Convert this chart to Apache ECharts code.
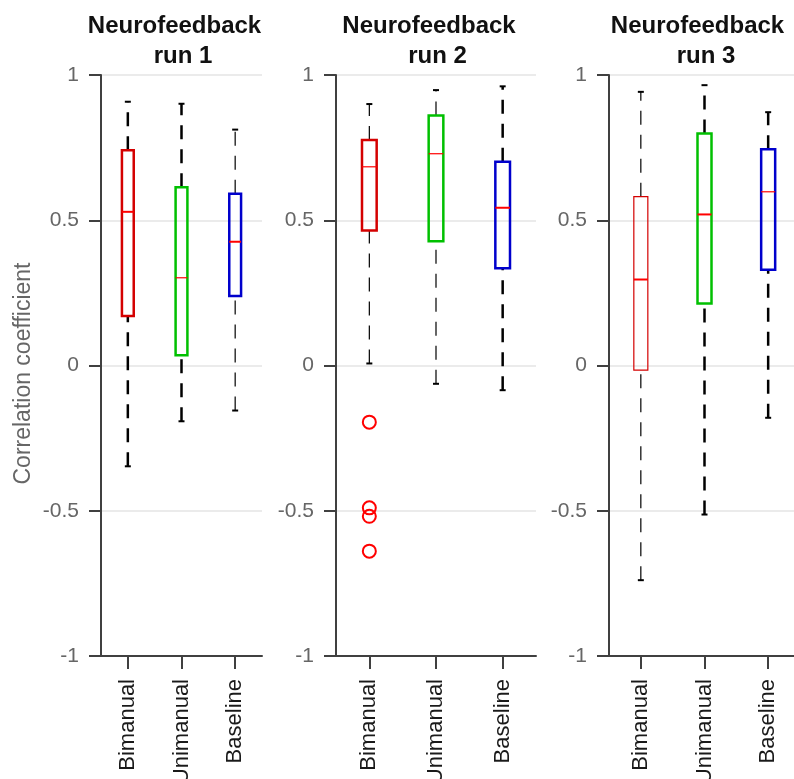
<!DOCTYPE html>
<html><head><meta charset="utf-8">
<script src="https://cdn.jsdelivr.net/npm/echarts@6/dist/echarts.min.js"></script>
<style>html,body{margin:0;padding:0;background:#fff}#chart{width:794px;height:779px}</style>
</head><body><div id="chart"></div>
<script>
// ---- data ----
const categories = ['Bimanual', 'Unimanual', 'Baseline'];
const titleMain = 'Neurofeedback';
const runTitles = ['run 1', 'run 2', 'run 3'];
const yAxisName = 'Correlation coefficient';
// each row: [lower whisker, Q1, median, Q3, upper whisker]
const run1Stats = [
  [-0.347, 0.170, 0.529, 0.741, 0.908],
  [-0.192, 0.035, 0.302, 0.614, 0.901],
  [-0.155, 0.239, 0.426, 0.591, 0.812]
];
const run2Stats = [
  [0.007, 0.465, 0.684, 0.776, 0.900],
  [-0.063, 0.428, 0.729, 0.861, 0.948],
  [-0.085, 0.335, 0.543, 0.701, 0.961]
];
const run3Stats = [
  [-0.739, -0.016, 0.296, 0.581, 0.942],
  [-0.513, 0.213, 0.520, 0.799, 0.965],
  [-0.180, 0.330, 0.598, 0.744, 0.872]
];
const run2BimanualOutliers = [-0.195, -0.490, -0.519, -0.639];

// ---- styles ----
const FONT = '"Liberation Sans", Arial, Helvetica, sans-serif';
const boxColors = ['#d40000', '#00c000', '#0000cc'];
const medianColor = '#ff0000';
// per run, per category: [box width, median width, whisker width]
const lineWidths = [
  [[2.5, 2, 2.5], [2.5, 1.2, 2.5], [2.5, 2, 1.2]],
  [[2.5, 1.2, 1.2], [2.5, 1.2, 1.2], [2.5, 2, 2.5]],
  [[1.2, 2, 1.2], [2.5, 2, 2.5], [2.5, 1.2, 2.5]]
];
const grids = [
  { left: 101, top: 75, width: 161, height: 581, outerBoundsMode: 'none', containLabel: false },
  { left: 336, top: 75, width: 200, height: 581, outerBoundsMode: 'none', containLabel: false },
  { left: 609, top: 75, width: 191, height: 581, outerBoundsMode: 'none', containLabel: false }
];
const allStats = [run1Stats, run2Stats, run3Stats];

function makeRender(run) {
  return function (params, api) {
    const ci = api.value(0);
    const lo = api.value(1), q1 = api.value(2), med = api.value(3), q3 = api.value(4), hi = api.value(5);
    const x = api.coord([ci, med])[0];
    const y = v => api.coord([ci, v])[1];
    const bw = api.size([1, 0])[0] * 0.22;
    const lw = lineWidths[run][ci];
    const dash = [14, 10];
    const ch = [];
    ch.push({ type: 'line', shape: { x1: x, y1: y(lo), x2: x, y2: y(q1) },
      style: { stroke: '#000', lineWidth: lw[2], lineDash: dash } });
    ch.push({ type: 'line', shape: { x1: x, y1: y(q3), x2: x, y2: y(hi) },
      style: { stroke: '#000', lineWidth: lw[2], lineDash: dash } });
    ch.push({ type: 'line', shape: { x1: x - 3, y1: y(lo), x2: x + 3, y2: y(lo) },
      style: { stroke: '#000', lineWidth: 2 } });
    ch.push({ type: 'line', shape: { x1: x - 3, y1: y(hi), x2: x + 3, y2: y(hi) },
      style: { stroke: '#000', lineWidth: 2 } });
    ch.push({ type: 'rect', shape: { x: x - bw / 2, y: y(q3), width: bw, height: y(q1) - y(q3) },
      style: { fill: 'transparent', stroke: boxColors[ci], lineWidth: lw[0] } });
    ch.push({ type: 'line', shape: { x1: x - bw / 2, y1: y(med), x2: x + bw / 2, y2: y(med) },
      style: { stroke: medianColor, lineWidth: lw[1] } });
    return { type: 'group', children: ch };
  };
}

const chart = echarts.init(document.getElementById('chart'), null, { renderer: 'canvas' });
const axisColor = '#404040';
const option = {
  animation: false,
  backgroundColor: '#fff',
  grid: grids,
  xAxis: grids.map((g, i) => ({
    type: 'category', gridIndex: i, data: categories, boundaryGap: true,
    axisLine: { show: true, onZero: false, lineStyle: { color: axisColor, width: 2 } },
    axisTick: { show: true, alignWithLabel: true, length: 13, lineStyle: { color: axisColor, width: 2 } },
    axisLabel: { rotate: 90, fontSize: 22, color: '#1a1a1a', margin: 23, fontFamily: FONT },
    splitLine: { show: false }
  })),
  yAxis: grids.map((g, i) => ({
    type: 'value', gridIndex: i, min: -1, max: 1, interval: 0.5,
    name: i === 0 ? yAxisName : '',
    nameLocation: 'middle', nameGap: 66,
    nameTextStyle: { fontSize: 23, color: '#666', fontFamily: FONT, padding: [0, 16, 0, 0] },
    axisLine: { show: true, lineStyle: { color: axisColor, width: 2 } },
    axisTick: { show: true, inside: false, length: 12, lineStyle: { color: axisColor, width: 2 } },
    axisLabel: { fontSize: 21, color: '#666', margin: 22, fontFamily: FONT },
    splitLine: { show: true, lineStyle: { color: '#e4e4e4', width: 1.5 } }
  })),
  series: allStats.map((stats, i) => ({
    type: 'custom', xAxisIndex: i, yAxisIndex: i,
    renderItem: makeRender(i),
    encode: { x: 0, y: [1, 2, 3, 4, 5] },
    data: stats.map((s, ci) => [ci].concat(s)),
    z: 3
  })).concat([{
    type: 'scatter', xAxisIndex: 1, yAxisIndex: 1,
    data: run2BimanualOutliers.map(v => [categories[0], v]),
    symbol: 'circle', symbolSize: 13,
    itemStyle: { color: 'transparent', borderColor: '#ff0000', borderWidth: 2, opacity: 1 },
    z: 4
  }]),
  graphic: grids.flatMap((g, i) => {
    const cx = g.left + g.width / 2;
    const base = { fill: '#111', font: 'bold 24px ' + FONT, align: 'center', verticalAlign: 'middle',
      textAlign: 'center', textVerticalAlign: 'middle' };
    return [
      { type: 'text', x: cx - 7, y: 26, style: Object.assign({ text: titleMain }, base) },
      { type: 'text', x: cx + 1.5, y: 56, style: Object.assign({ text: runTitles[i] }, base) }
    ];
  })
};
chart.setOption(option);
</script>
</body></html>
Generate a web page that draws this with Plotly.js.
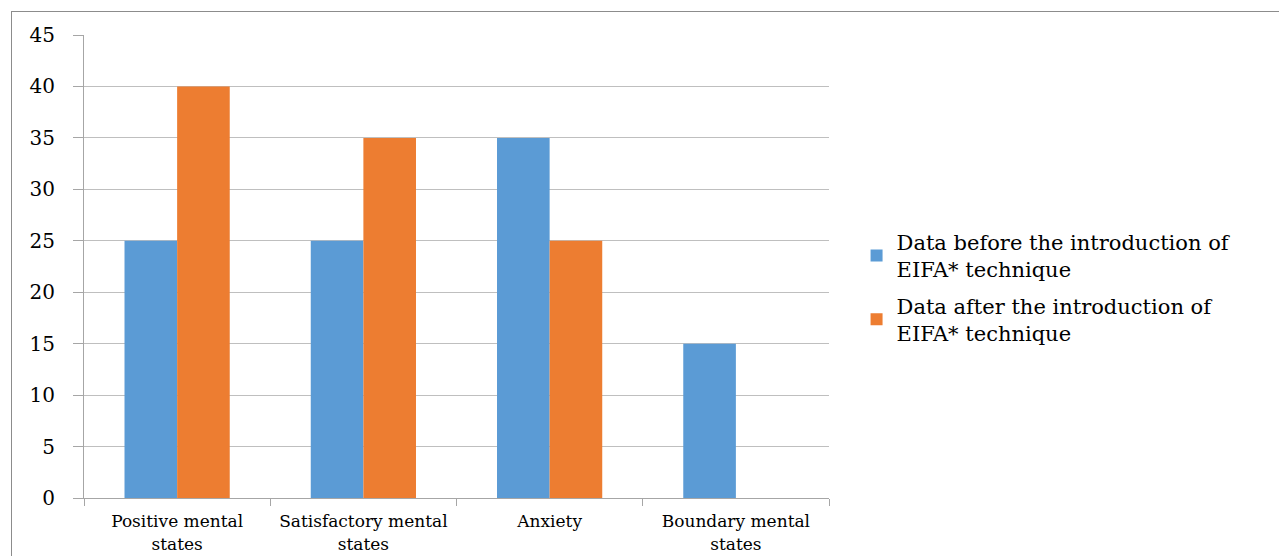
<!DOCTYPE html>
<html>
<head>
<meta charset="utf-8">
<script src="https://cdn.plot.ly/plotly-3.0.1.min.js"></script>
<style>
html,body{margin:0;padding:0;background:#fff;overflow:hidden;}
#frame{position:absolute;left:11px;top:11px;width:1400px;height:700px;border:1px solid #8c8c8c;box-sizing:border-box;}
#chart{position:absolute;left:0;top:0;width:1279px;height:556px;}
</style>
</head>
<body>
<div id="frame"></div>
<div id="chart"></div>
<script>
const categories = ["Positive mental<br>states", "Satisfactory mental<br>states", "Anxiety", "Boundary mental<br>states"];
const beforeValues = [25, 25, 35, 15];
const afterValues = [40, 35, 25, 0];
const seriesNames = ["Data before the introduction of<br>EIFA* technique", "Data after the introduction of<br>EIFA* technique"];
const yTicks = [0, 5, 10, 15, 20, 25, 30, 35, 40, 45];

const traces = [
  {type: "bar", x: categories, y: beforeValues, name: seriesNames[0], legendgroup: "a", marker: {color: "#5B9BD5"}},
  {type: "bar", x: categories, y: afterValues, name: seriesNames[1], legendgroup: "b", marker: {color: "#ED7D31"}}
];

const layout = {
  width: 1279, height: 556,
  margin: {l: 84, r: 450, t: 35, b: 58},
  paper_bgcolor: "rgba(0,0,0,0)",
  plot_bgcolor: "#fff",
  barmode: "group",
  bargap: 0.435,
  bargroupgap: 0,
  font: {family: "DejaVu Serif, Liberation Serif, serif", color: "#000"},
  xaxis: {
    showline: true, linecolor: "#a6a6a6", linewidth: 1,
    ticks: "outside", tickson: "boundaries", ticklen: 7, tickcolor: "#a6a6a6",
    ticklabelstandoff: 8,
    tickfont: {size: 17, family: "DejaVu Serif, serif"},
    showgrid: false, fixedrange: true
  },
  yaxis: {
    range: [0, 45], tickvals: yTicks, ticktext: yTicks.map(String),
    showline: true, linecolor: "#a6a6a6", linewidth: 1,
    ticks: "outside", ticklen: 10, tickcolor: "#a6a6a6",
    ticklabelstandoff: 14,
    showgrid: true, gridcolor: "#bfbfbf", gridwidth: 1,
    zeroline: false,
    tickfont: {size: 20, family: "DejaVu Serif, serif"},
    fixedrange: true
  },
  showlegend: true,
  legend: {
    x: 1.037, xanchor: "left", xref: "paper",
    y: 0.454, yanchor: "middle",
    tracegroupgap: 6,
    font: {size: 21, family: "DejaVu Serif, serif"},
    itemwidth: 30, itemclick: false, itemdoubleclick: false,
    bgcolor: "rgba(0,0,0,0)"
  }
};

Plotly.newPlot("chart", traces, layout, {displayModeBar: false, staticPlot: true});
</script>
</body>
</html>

....

What you have to do> Stop after the line containing "const allStats = [run1Stats, run2Stats, run3Stats];": copy the records exactly from the first line up to there, leaving pictures out.

Worked answer>
Convert this chart to Apache ECharts code.
<!DOCTYPE html>
<html><head><meta charset="utf-8">
<script src="https://cdn.jsdelivr.net/npm/echarts@6/dist/echarts.min.js"></script>
<style>html,body{margin:0;padding:0;background:#fff}#chart{width:794px;height:779px}</style>
</head><body><div id="chart"></div>
<script>
// ---- data ----
const categories = ['Bimanual', 'Unimanual', 'Baseline'];
const titleMain = 'Neurofeedback';
const runTitles = ['run 1', 'run 2', 'run 3'];
const yAxisName = 'Correlation coefficient';
// each row: [lower whisker, Q1, median, Q3, upper whisker]
const run1Stats = [
  [-0.347, 0.170, 0.529, 0.741, 0.908],
  [-0.192, 0.035, 0.302, 0.614, 0.901],
  [-0.155, 0.239, 0.426, 0.591, 0.812]
];
const run2Stats = [
  [0.007, 0.465, 0.684, 0.776, 0.900],
  [-0.063, 0.428, 0.729, 0.861, 0.948],
  [-0.085, 0.335, 0.543, 0.701, 0.961]
];
const run3Stats = [
  [-0.739, -0.016, 0.296, 0.581, 0.942],
  [-0.513, 0.213, 0.520, 0.799, 0.965],
  [-0.180, 0.330, 0.598, 0.744, 0.872]
];
const run2BimanualOutliers = [-0.195, -0.490, -0.519, -0.639];

// ---- styles ----
const FONT = '"Liberation Sans", Arial, Helvetica, sans-serif';
const boxColors = ['#d40000', '#00c000', '#0000cc'];
const medianColor = '#ff0000';
// per run, per category: [box width, median width, whisker width]
const lineWidths = [
  [[2.5, 2, 2.5], [2.5, 1.2, 2.5], [2.5, 2, 1.2]],
  [[2.5, 1.2, 1.2], [2.5, 1.2, 1.2], [2.5, 2, 2.5]],
  [[1.2, 2, 1.2], [2.5, 2, 2.5], [2.5, 1.2, 2.5]]
];
const grids = [
  { left: 101, top: 75, width: 161, height: 581, outerBoundsMode: 'none', containLabel: false },
  { left: 336, top: 75, width: 200, height: 581, outerBoundsMode: 'none', containLabel: false },
  { left: 609, top: 75, width: 191, height: 581, outerBoundsMode: 'none', containLabel: false }
];
const allStats = [run1Stats, run2Stats, run3Stats];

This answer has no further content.